Copy each line that has the string "chart" somewhere in it.

★ ★ ★ ★

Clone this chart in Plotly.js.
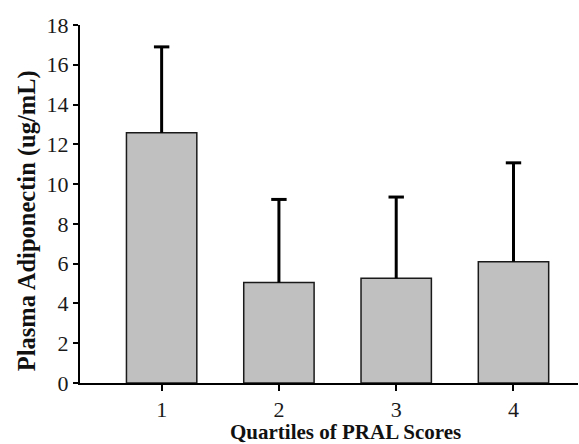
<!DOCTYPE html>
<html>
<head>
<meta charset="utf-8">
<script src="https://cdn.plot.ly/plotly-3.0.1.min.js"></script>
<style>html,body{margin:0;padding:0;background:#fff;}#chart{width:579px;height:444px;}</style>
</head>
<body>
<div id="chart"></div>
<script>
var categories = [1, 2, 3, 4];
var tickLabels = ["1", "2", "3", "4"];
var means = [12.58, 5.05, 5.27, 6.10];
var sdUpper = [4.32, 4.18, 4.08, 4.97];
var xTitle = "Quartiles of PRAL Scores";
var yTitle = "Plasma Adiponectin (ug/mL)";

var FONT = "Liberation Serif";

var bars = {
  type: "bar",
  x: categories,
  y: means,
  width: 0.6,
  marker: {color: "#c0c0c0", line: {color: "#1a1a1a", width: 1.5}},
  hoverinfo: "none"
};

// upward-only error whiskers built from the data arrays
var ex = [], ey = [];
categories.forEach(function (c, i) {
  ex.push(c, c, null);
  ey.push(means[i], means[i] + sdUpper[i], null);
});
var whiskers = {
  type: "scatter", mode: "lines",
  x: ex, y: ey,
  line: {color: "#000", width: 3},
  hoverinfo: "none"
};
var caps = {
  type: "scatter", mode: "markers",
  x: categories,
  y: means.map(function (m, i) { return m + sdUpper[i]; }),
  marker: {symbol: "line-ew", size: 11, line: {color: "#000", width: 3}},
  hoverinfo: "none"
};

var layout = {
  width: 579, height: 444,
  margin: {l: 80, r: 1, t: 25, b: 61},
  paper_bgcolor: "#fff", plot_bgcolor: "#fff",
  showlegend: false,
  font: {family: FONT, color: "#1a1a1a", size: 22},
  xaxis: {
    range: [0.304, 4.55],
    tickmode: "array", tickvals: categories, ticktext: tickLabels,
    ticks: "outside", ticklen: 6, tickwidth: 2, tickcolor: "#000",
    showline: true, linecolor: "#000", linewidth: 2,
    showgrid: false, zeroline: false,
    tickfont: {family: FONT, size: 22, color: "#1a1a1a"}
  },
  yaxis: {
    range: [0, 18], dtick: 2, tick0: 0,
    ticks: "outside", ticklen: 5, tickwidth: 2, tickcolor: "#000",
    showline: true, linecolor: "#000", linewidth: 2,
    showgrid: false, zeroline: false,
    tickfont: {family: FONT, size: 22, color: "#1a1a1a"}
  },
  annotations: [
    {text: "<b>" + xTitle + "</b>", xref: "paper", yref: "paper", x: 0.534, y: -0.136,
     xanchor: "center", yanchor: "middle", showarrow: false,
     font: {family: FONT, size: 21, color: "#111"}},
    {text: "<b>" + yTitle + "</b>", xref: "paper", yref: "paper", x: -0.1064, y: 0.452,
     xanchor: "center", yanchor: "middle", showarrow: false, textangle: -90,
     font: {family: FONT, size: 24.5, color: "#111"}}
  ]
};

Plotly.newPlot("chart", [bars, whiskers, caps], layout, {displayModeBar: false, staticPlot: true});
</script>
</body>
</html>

★ ★ ★ ★

§ **THE SOLUTION**
Clone this chart in Plotly.js.
<style>html,body{margin:0;padding:0;background:#fff;}#chart{width:579px;height:444px;}</style>
<div id="chart"></div>
Plotly.newPlot("chart", [bars, whiskers, caps], layout, {displayModeBar: false, staticPlot: true});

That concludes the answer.